PTSD can be compared to a faulty burglar alarm that is triggered and goes off for no reason. Someone suffering from PTSD is triggering their fight or flight response unnecessarily when there is no present danger. The rational, thinking part of our brain (pre frontal cortex) can be thought of as the policeman in this scenario. He tries to reassure the owner (PTSD sufferer) that nothing is wrong but he can’t be heard over the alarm. This is why well intentioned advice to ‘move on’ or ‘get over’ what happened is pointless because the connection has been made and so it is extremely difficult to rationalise or to wilfully stop the thoughts or feelings.

The fight or flight response one of our most primitive survival systems and is designed for to allow us to act in the face of life threatening danger.

 

The highly aroused emotions of fear and helplessness present during the trauma become inextricably, biologically linked to the memory of the event.

The treatment involves 3 stages:

DEEP RELAXATION

RECALLING THE EVENT IN A SPECIFIC WAY WHILST FEELING SAFE AND SECURE

IMAGINING COPING IN THE FUTURE AND RESPONDING DIFFERENTLY

The benefits of the 3 step treatment

This therapy is a brief intervention that seeks relief of PTSD symptoms after 2 or 3 sessions. Occasionally the process needs to be repeated but in the majority of cases people report a significant diminishing or complete eradication of PTSD symptoms.

If talking about the traumatic birth experience makes you feel uncomfortable there is no need the share what happened to you. You will need to remember it yourself but you can do this without re-telling.

This treatment is equally effective 3 months after the event as it is 3 years or even longer after the event. If PTSD symptoms are still evident then the treatment is useful in eliminating them.

As a result of the complications from my traumatic birth I developed post-natal depression in the first week of Ellen’s life. Ellen had developed colic by this point also which didn’t help the bonding process.

We recognised it early on and I received counseling within a CBT group run by the NHS. This helped in as much as getting me out of the house and meeting other mum’s who were struggling. Gradually I began to pick myself up, but I was far from being happy. I felt a little like I was going through the motions, getting through each day. At the time I was grateful for just being able to do that. I obsessed over the birth and would think about it constantly. What I could have done differently, what the midwives could have done differently, etc.

I finally got around to sending Alex my birth story in August, eight months after the event. She suggested I come to see her for a session. At the time I thought I might as well, it couldn’t hurt, but didn’t fully believe I needed to. How wrong I was!

We started the session with talking over the events of the birth and the time that followed. I gradually let my guard down and started to realise that it was far from a resolved issue. Alex asked astute questions that I think nobody had dared to ask me, and I hadn’t dared to ask myself. I had a lot of pent up guilt over the whole situation, and a lot of anger. It also became clear that a lot of my feelings towards it were damaging my relationship not only with my daughter, but with my husband too. I had a very poor attitude towards myself, and blamed myself for a lot of things that were beyond my control.

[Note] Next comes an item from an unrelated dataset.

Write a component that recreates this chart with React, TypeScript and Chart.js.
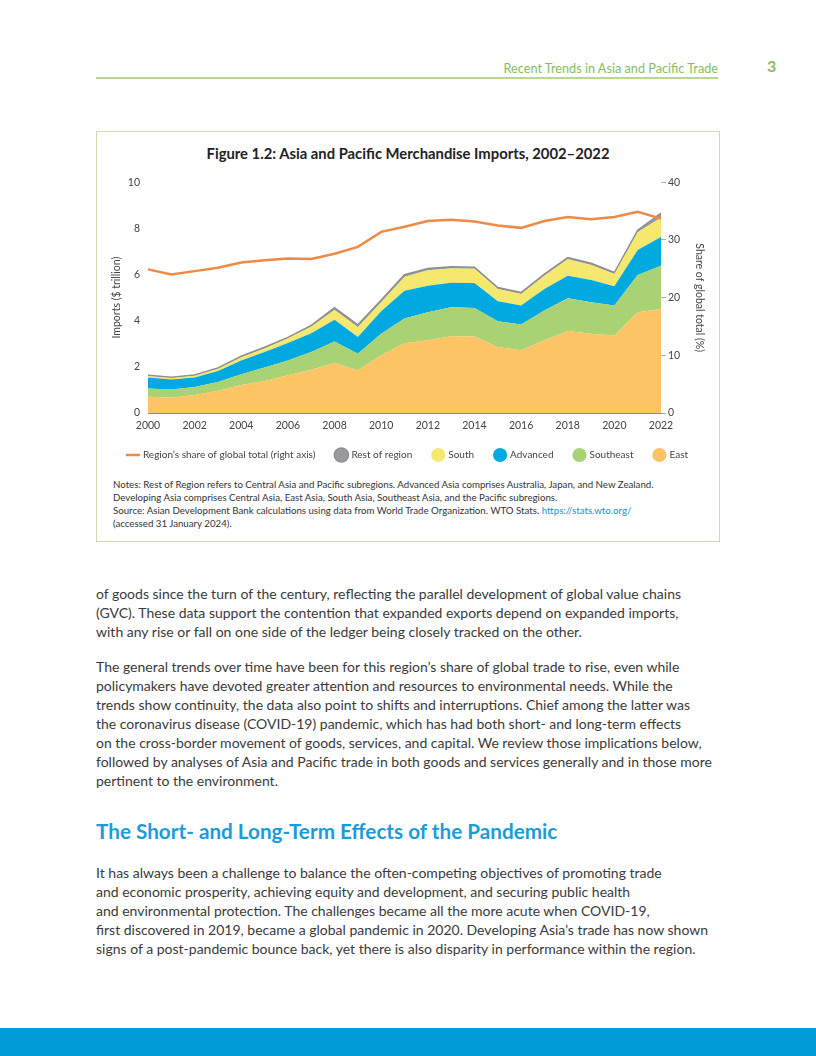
import React, { useEffect, useRef } from "react";
import { Chart, registerables } from "chart.js";

Chart.register(...registerables);

const years = ["2000","2001","2002","2003","2004","2005","2006","2007","2008","2009","2010","2011","2012","2013","2014","2015","2016","2017","2018","2019","2020","2021","2022"];

// $ trillion (stacked components)
const east = [0.70,0.66,0.78,0.96,1.21,1.39,1.64,1.88,2.17,1.85,2.50,3.02,3.15,3.33,3.32,2.86,2.72,3.15,3.55,3.43,3.36,4.37,4.51];
const southeast = [0.36,0.36,0.35,0.38,0.47,0.58,0.64,0.76,0.93,0.72,0.93,1.08,1.22,1.25,1.23,1.12,1.12,1.29,1.42,1.37,1.30,1.61,1.87];
const advanced = [0.48,0.43,0.41,0.48,0.60,0.67,0.75,0.82,0.94,0.72,0.98,1.20,1.15,1.07,1.08,0.86,0.82,0.93,0.98,0.96,0.83,1.09,1.25];
const south = [0.06,0.07,0.08,0.10,0.14,0.16,0.21,0.28,0.43,0.43,0.39,0.60,0.67,0.61,0.62,0.53,0.50,0.58,0.71,0.65,0.53,0.77,0.83];
const restOfRegion = [0.04,0.03,0.03,0.03,0.04,0.05,0.04,0.06,0.09,0.10,0.10,0.10,0.07,0.08,0.07,0.07,0.06,0.07,0.08,0.08,0.07,0.08,0.20];
// % of global total (right axis)
const globalShare = [24.9,24.0,24.6,25.2,26.1,26.5,26.8,26.7,27.6,28.8,31.4,32.3,33.3,33.5,33.2,32.5,32.1,33.3,34.0,33.6,34.0,34.9,33.7];

const leftTicks = [0, 2, 4, 6, 8, 10];
const rightTicks = [0, 10, 20, 30, 40];

const FONT = "Lato, 'Open Sans', sans-serif";

function ImportsChart() {
  const ref = useRef<HTMLCanvasElement | null>(null);
  useEffect(() => {
    if (!ref.current) return;
    const legendRank: Record<number, number> = { 5: 0, 4: 1, 3: 2, 2: 3, 1: 4, 0: 5 };
    const chart = new Chart(ref.current, {
      type: "line",
      data: {
        labels: years,
        datasets: [
          { label: "East", data: east, backgroundColor: "#fcc465", borderWidth: 0, fill: "origin", pointRadius: 0, order: 1, yAxisID: "y", pointStyle: "circle" },
          { label: "Southeast", data: southeast, backgroundColor: "#a9d275", borderWidth: 0, fill: "-1", pointRadius: 0, order: 1, yAxisID: "y", pointStyle: "circle" },
          { label: "Advanced", data: advanced, backgroundColor: "#00a9df", borderWidth: 0, fill: "-1", pointRadius: 0, order: 1, yAxisID: "y", pointStyle: "circle" },
          { label: "South", data: south, backgroundColor: "#f5e86e", borderWidth: 0, fill: "-1", pointRadius: 0, order: 1, yAxisID: "y", pointStyle: "circle" },
          { label: "Rest of region", data: restOfRegion, backgroundColor: "#9a9a9c", borderColor: "#8e8f92", borderWidth: 1.5, fill: "-1", pointRadius: 0, order: 1, yAxisID: "y", pointStyle: "circle" },
          { label: "Region\u2019s share of global total (right axis)", data: globalShare, borderColor: "#ef8a45", backgroundColor: "#ef8a45", borderWidth: 2.5, fill: false, pointRadius: 0, order: 0, yAxisID: "y1", pointStyle: "line" },
        ],
      },
      options: {
        responsive: false,
        animation: false,
        layout: { padding: { top: 13, left: 6, right: 6, bottom: 0 } },
        plugins: {
          tooltip: { enabled: false },
          legend: {
            position: "bottom",
            labels: {
              usePointStyle: true,
              font: { family: FONT, size: 10 },
              color: "#444",
              padding: 21,
              sort: (a: any, b: any) => legendRank[a.datasetIndex] - legendRank[b.datasetIndex],
            },
          },
        },
        scales: {
          x: {
            type: "category",
            offset: false,
            grid: { display: false, drawTicks: false },
            border: { display: true, color: "#8a8a8a", width: 1 },
            ticks: {
              autoSkip: false,
              maxRotation: 0,
              padding: 6,
              color: "#444",
              font: { family: FONT, size: 10.5 },
              callback: (_v: any, i: number) => (i % 2 === 0 ? years[i] : ""),
            },
            afterFit: (s: any) => { s.height = 16; },
          },
          y: {
            type: "linear",
            position: "left",
            stacked: true,
            min: 0,
            max: 10,
            afterBuildTicks: (s: any) => { s.ticks = leftTicks.map((v) => ({ value: v })); },
            grid: { display: false, drawTicks: false },
            border: { display: false },
            ticks: { padding: 8, color: "#444", font: { family: FONT, size: 10.5 } },
            title: { display: true, text: "Imports ($ trillion)", color: "#444", font: { family: FONT, size: 10.5 }, padding: { top: 4, bottom: 4 } },
            afterFit: (s: any) => { s.width = 42; },
          },
          y1: {
            type: "linear",
            position: "right",
            min: 0,
            max: 40,
            afterBuildTicks: (s: any) => { s.ticks = rightTicks.map((v) => ({ value: v })); },
            grid: { display: true, drawOnChartArea: false, drawTicks: true, tickLength: 5, color: "#b0b0b0" },
            border: { display: false },
            ticks: { padding: 2, color: "#444", font: { family: FONT, size: 10.5 } },
            title: { display: true, text: "Share of global total (%)", color: "#444", font: { family: FONT, size: 10.5 }, padding: { top: 4, bottom: 4 } },
            afterFit: (s: any) => { s.width = 49; },
          },
        },
      },
    } as any);
    return () => chart.destroy();
  }, []);
  return <canvas ref={ref} width={616} height={302} style={{ position: "absolute", left: 100, top: 168, width: 616, height: 302 }} />;
}

const para1 = [
  "of goods since the turn of the century, reflecting the parallel development of global value chains",
  "(GVC). These data support the contention that expanded exports depend on expanded imports,",
  "with any rise or fall on one side of the ledger being closely tracked on the other.",
];
const para2 = [
  "The general trends over time have been for this region\u2019s share of global trade to rise, even while",
  "policymakers have devoted greater attention and resources to environmental needs. While the",
  "trends show continuity, the data also point to shifts and interruptions. Chief among the latter was",
  "the coronavirus disease (COVID-19) pandemic, which has had both short- and long-term effects",
  "on the cross-border movement of goods, services, and capital. We review those implications below,",
  "followed by analyses of Asia and Pacific trade in both goods and services generally and in those more",
  "pertinent to the environment.",
];
const para3 = [
  "It has always been a challenge to balance the often-competing objectives of promoting trade",
  "and economic prosperity, achieving equity and development, and securing public health",
  "and environmental protection. The challenges became all the more acute when COVID-19,",
  "first discovered in 2019, became a global pandemic in 2020. Developing Asia\u2019s trade has now shown",
  "signs of a post-pandemic bounce back, yet there is also disparity in performance within the region.",
];

function Para({ lines, top }: { lines: string[]; top: number }) {
  return (
    <div style={{ position: "absolute", left: 96, top, fontSize: 14, lineHeight: "19px", color: "#3a3a3a", whiteSpace: "nowrap" }}>
      {lines.map((l, i) => (<div key={i}>{l}</div>))}
    </div>
  );
}

export default function App() {
  return (
    <div style={{ position: "absolute", left: 0, top: 0, width: 816, height: 1056, background: "#fff", fontFamily: FONT, overflow: "hidden" }}>
      <div style={{ position: "absolute", right: 98, top: 60, fontSize: 12.7, color: "#86bd62", whiteSpace: "nowrap" }}>Recent Trends in Asia and Pacific Trade</div>
      <div style={{ position: "absolute", left: 767, top: 56, fontSize: 16, fontWeight: 700, color: "#86bd62" }}>3</div>
      <div style={{ position: "absolute", left: 96, top: 77, width: 622, height: 2, background: "#b9d698" }} />

      <div style={{ position: "absolute", left: 96, top: 131, width: 622, height: 409, border: "1px solid #c9dfae" }} />
      <div style={{ position: "absolute", left: 96, top: 144, width: 624, textAlign: "center", fontSize: 14.8, fontWeight: 700, color: "#222", whiteSpace: "nowrap" }}>
        Figure 1.2: Asia and Pacific Merchandise Imports, 2002–2022
      </div>
      <ImportsChart />
      <div style={{ position: "absolute", left: 113, top: 478, fontSize: 9.7, lineHeight: "13px", color: "#333", whiteSpace: "nowrap" }}>
        <div>Notes: Rest of Region refers to Central Asia and Pacific subregions. Advanced Asia comprises Australia, Japan, and New Zealand.</div>
        <div>Developing Asia comprises Central Asia, East Asia, South Asia, Southeast Asia, and the Pacific subregions.</div>
        <div>Source: Asian Development Bank calculations using data from World Trade Organization. WTO Stats. <span style={{ color: "#1a8fc9" }}>https://stats.wto.org/</span></div>
        <div>(accessed 31 January 2024).</div>
      </div>

      <Para lines={para1} top={584} />
      <Para lines={para2} top={657} />
      <div style={{ position: "absolute", left: 96, top: 819, fontSize: 20.7, fontWeight: 700, color: "#1b9cd8", whiteSpace: "nowrap" }}>
        The Short- and Long-Term Effects of the Pandemic
      </div>
      <Para lines={para3} top={863} />

      <div style={{ position: "absolute", left: 0, top: 1028, width: 816, height: 28, background: "#009cd7" }} />
    </div>
  );
}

As I entered a deep state of relaxation, the emotions I had locked away came to the surface. It shocked me that I had buried all of this so deeply. I was finally honest with myself. Alex talked me through letting go of all the negativity, playing it through in my mind a few times and then destroying it. Discarding it.

I walked away a lighter person. How corny it sounds but the sun was shining and the birds were singing. I sat in the car before driving away, took a deep breath, and felt a huge sense of relief. I was free of despair! It was something I had learned to live with, not realising I didn’t have to live with it at all.

I would say that day was the turning point in my new career as a mother. I have found the joy that it brings, and oh my – what joy! I no longer ‘go through the motions’ of motherhood. I am savouring each day, and above all, can’t wait to add to my nest and do it all again!

I can highly recommend birth trauma treatment. Birth isn’t always beautiful; it can be a hugely traumatic thing. I was so ashamed to admit that it had affected me so much. It still seems to be such a taboo subject. I’m so glad I opened up about it, and so grateful to Alex for helping me to let go.